● PROBLEM REQUIREMENTS
Your task is to copy every line of the entries that contains "image".

* start *

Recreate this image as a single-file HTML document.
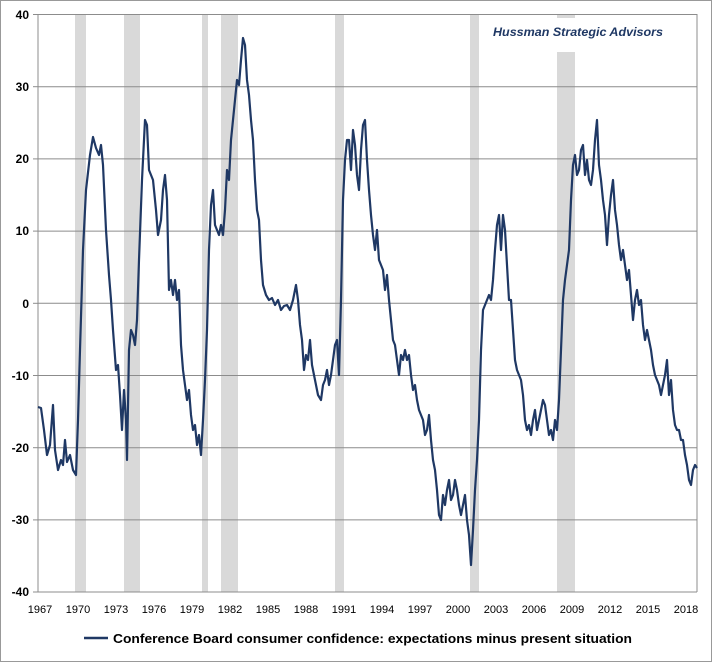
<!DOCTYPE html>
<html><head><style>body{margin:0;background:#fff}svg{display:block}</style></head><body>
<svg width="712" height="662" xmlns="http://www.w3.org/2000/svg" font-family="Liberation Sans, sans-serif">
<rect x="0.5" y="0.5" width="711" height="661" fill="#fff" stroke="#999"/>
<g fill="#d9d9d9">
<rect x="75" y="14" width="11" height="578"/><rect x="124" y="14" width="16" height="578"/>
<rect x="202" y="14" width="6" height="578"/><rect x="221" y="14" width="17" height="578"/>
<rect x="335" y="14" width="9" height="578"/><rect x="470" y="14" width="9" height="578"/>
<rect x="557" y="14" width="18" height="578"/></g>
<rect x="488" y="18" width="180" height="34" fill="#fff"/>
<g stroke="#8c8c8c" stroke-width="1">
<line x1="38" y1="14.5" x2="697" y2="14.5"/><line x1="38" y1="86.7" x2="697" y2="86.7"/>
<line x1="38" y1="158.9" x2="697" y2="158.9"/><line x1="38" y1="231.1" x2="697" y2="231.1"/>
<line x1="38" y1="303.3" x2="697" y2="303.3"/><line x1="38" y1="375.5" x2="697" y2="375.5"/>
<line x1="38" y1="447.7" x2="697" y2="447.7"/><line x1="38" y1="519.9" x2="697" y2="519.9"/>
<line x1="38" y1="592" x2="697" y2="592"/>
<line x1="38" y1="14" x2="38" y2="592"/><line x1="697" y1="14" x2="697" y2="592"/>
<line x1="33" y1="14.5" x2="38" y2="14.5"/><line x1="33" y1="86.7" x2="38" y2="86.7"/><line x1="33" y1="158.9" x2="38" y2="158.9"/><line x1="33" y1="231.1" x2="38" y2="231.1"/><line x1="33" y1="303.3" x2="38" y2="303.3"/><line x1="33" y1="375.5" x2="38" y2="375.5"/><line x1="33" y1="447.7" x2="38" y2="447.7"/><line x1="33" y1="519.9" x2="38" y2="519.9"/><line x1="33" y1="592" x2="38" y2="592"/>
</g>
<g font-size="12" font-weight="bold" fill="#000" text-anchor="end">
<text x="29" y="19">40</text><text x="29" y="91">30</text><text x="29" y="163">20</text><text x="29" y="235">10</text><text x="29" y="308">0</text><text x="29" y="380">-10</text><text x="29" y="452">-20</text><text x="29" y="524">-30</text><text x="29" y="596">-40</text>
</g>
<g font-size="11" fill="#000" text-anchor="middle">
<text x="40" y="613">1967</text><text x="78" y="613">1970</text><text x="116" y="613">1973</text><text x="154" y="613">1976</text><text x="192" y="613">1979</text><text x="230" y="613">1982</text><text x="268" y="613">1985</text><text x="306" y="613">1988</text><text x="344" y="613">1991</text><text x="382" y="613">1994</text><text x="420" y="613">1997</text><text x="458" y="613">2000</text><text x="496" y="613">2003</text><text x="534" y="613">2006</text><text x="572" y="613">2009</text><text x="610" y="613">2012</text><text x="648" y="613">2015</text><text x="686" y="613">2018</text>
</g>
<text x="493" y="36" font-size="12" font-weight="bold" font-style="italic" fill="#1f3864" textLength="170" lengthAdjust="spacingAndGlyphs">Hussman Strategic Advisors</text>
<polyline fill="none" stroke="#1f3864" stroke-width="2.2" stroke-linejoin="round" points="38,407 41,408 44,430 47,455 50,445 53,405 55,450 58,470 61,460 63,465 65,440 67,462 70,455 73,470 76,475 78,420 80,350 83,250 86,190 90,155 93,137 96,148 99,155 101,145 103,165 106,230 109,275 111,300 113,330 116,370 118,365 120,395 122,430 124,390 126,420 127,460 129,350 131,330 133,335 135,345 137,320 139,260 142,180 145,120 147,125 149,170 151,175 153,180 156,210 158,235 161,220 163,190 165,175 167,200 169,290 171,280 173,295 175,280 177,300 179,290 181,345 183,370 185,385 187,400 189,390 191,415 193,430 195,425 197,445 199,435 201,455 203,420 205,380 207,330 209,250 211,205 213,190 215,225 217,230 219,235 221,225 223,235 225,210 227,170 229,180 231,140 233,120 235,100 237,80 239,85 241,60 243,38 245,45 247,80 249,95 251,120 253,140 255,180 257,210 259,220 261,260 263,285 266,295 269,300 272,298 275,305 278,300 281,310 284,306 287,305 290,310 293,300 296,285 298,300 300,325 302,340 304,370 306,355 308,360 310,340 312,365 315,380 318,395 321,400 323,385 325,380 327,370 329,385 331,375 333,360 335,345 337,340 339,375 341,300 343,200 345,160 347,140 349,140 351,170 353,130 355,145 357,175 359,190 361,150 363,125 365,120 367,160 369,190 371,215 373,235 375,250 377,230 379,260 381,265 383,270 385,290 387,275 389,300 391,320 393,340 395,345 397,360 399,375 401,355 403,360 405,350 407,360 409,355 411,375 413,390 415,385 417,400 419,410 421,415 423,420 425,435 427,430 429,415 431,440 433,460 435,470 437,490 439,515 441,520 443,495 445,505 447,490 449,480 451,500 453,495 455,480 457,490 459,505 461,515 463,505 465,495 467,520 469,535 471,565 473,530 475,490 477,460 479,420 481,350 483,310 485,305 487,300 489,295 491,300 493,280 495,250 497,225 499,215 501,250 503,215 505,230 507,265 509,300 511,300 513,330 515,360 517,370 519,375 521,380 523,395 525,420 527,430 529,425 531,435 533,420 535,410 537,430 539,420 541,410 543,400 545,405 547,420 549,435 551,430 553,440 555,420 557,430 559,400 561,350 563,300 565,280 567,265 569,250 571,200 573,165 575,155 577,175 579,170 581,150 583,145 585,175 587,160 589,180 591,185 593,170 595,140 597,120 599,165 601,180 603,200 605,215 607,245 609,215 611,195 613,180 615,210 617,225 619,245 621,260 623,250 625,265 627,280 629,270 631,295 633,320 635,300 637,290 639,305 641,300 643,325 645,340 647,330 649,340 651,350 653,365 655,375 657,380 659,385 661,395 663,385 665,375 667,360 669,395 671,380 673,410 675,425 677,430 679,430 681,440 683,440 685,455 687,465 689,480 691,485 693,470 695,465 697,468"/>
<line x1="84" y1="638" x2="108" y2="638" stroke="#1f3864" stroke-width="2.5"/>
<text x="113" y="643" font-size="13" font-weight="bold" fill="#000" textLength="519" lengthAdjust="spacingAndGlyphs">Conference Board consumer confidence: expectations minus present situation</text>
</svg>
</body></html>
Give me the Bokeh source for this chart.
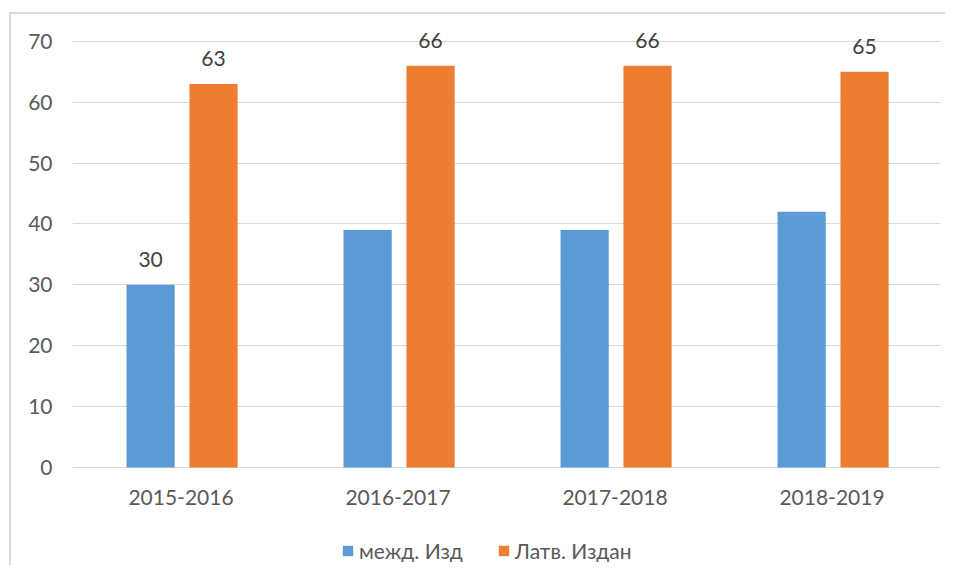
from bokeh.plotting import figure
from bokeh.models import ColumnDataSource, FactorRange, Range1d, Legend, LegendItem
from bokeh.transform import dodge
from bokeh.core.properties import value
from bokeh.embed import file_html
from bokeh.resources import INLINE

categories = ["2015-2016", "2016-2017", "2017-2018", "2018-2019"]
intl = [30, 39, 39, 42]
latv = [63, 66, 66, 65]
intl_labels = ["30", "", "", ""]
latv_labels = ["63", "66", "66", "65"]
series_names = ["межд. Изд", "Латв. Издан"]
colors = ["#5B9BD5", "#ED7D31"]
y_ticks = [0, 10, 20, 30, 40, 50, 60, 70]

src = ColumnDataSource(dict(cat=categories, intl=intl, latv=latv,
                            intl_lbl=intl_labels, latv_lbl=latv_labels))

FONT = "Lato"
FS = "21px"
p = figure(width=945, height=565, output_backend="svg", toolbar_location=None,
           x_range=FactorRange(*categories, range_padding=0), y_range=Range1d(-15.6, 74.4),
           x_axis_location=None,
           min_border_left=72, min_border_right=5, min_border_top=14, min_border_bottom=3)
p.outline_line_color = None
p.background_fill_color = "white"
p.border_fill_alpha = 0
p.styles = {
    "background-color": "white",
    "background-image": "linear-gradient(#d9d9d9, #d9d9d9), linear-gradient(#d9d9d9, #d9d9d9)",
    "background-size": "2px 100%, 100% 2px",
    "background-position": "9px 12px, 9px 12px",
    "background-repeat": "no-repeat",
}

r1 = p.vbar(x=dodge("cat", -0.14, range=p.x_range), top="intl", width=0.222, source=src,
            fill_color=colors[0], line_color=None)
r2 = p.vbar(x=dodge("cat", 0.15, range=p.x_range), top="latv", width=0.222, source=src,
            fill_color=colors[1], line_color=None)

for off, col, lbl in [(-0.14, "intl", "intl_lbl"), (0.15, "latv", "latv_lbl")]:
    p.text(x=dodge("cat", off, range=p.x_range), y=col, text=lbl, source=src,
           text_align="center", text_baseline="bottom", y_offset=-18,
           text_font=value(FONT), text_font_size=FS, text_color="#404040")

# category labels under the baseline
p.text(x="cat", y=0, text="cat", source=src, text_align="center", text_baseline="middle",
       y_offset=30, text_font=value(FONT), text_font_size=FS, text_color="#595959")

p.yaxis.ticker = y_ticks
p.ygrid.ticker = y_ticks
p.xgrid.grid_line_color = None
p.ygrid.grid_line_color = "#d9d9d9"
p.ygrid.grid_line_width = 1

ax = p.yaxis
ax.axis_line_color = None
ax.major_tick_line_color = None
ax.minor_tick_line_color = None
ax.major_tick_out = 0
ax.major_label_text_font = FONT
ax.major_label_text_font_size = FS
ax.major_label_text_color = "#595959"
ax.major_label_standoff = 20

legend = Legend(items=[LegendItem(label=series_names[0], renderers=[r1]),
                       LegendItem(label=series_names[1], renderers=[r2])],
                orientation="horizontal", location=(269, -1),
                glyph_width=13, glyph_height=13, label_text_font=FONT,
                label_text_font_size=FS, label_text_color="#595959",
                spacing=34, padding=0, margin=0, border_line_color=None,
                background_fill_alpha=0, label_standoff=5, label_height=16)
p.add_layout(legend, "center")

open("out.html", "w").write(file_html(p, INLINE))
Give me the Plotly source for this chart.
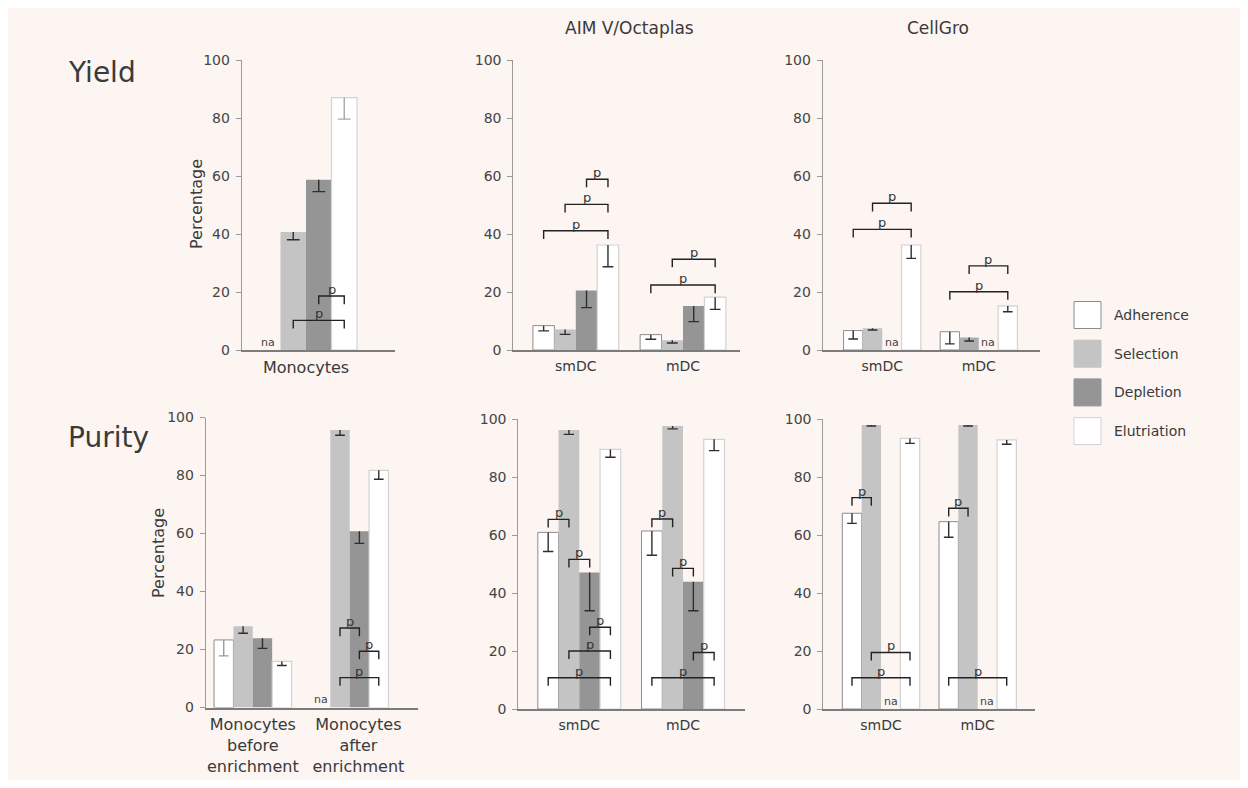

* end *

● TASK SOLUTION
Recreate this image as a single-file HTML document.
    "background-image": "linear-gradient(#d9d9d9, #d9d9d9), linear-gradient(#d9d9d9, #d9d9d9)",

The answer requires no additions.